Sure, there are situations where brisk handshakes still suffice – eg, meetings with your mortgage broker – but it's only a matter of time until discussions about tracker rates and indemnity guarantees will preceded by tender squeezes to the upper body. My friend, however, will go down fighting to stop this trend, even if he perishes under the weight of eight or more people trying to give him a hug simultaneously.
If someone approaches him with arms open wide, he puts his hands up in a gesture internationally recognised as "stop immediately" and he says, "I don't do hugs". This lands him in a heap of Larry David-style situations, where mortally offended people ask why he doesn't do hugs; he just replies, "I just don't do hugs". Many think he's being deliberately obtuse, but I don't think he needs a reason to opt out.

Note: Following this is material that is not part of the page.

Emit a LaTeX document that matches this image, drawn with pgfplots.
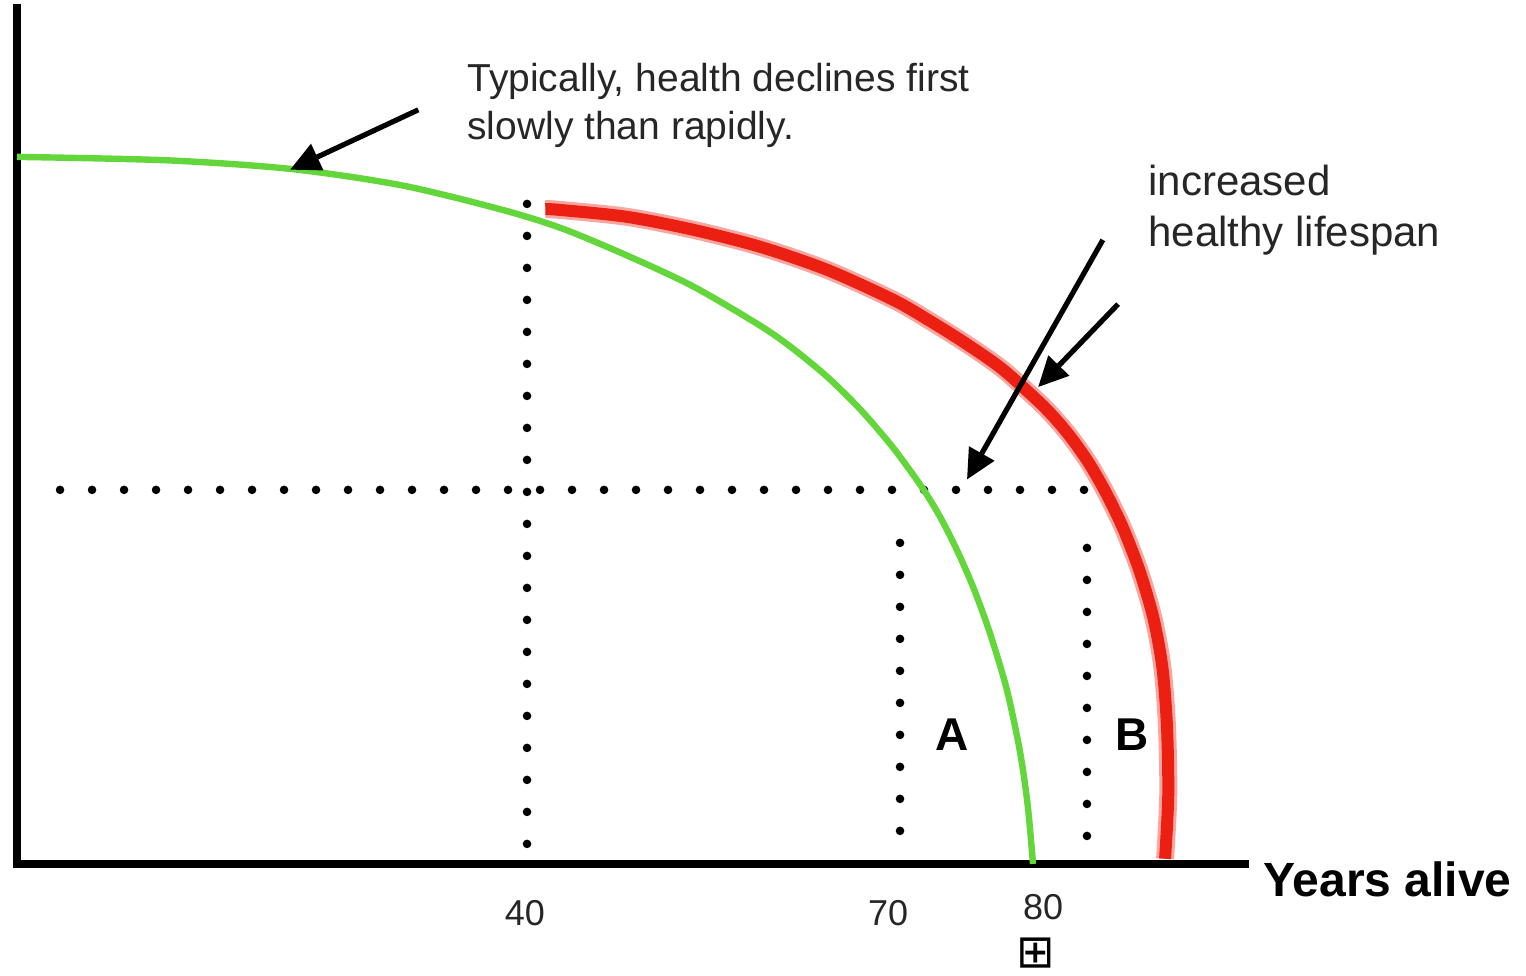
\documentclass[border=0pt]{standalone}
\usepackage{pgfplots}
\pgfplotsset{compat=1.18}
\usepackage{fontspec}
\setmainfont{Liberation Sans}
\newfontfamily\symfont{DejaVu Sans}
\usetikzlibrary{arrows.meta}
\definecolor{cgreen}{RGB}{98,214,58}
\definecolor{cred}{RGB}{236,32,18}
\pgfplotstableread{
x y
0 82.6
11.8 82.2
21.5 81.2
30.2 79.3
38.0 76.5
42.8 74.3
48.0 71.1
53.2 67.5
58.5 62.9
61.1 60.2
63.8 56.9
66.4 53.1
69.0 48.6
71.3 43.9
72.7 40.5
74.0 36.7
75.3 32.3
76.6 27.0
77.95 20.3
79.0 12.9
79.6 6.6
80.0 0
}\greendata
\pgfplotstableread{
x y
41.6 76.5
42.8 76.4
48.0 75.6
53.2 74.1
58.5 72.1
63.8 69.4
69.0 65.9
71.7 63.6
74.3 61.2
76.6 58.9
78.0 57.3
80.6 53.8
82.0 51.6
83.2 49.4
84.5 46.6
85.8 43.2
87.1 39.2
88.4 34.2
89.5 28.6
90.2 22.8
90.55 16.0
90.65 8.0
90.4 0.6
}\reddata
\begin{document}
\begin{tikzpicture}
\begin{axis}[
  scale only axis, width=614pt, height=428pt,
  xmin=0, xmax=96.69, ymin=0, ymax=100,
  axis lines=left,
  axis line style={-, line width=4pt, line cap=rect},
  ytick=\empty,
  xtick={40,68.6}, xticklabels={40,70},
  extra x ticks={80.8}, extra x tick labels={80},
  extra x tick style={tick label style={yshift=3pt}},
  major tick length=0pt,
  xticklabel style={font=\fontsize{18}{20}\selectfont, anchor=center, yshift=-24.5pt, inner sep=0pt, text=black!85},
  clip=false,
]
% dotted reference lines
\addplot[black, line width=4.3pt, line cap=round, dash pattern=on 0pt off 16pt] coordinates {(3.39,43.7) (84.1,43.7)};
\addplot[black, line width=4.3pt, line cap=round, dash pattern=on 0pt off 16pt] coordinates {(40.16,2.34) (40.16,77.2)};
\addplot[black, line width=4.3pt, line cap=round, dash pattern=on 0pt off 16pt] coordinates {(69.53,3.86) (69.53,41.2)};
\addplot[black, line width=4.3pt, line cap=round, dash pattern=on 0pt off 16pt] coordinates {(84.25,3.27) (84.25,40.62)};
% green curve
\addplot[cgreen, line width=3.2pt, smooth] table {\greendata};
% red curve (fuzzy)
\addplot[cred!40, line width=9pt, smooth] table {\reddata};
\addplot[cred, line width=6pt, smooth] table {\reddata};
% arrows
\draw[line width=2.6pt, -{Triangle[length=15pt,width=14pt]}] (axis cs:31.6,88.1) -- (axis cs:21.5,81.1);
\draw[line width=2.6pt, -{Triangle[length=15pt,width=14pt]}] (axis cs:85.5,72.9) -- (axis cs:74.8,44.9);
\draw[line width=2.6pt, -{Triangle[length=15pt,width=14pt]}] (axis cs:86.7,65.4) -- (axis cs:80.4,55.7);
% texts
\node[anchor=base west, inner sep=0pt, font=\fontsize{19.5}{23}\selectfont, text=black!85] at (axis cs:35.43,90.19) {Typically, health declines first};
\node[anchor=base west, inner sep=0pt, font=\fontsize{19.5}{23}\selectfont, text=black!85] at (axis cs:35.43,84.58) {slowly than rapidly.};
\node[anchor=base west, inner sep=0pt, font=\fontsize{21}{25}\selectfont, text=black!85] at (axis cs:89.06,78.04) {increased};
\node[anchor=base west, inner sep=0pt, font=\fontsize{21}{25}\selectfont, text=black!85] at (axis cs:89.06,72.08) {healthy lifespan};
\node[anchor=base west, inner sep=0pt, font=\fontsize{24}{28}\selectfont\bfseries] at (axis cs:98.11,-3.86) {Years alive};
\node[anchor=base west, inner sep=0pt, font=\fontsize{23}{27}\selectfont\bfseries] at (axis cs:72.28,13.2) {A};
\node[anchor=base west, inner sep=0pt, font=\fontsize{23}{27}\selectfont\bfseries] at (axis cs:86.46,13.2) {B};
\node[anchor=center, inner sep=0pt, font=\symfont\fontsize{23}{26}\selectfont] at (axis cs:80.24,-10.4) {⊞};
\coordinate (bbA) at (axis cs:-1.339,-13.08);
\coordinate (bbB) at (axis cs:118.82,100.93);
\end{axis}
\pgfresetboundingbox
\path (bbA) rectangle (bbB);
\end{tikzpicture}
\end{document}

Hugging is an invasion of personal space, after all. He's just challenging social norms. In fact, I might get him a T-shirt made that reads "Challenging Social Norms".
Compare and contrast this with another friend of mine, who's so eager to establish intimacy that she comes straight in for a kiss on the lips. Every time. She's a wonderful woman in every other way, but greeting her is beyond awkward. You can see it coming, and she knows perfectly well what she's doing; there's almost a gleam in her eye as she approaches. From that point it's a fiendish game of physical strategy, nerve and skill, as she remains intent on achieving the kiss while you try your best to avoid it, like a game of Lip Taekwondo.
The rules of the game permit neither of you to acknowledge that a game is underway; you've just both got to do your best. If she gets the kiss, she smiles triumphantly; if only a cheek kiss is secured she looks vaguely dejected, while her prey performs a mental lap of honour.
These two friends of mine have, thus far, never met. The dream, of course, is to get them both into some kind of Large Hadron Collider of social awkwardness, sit back and watch it all kick off.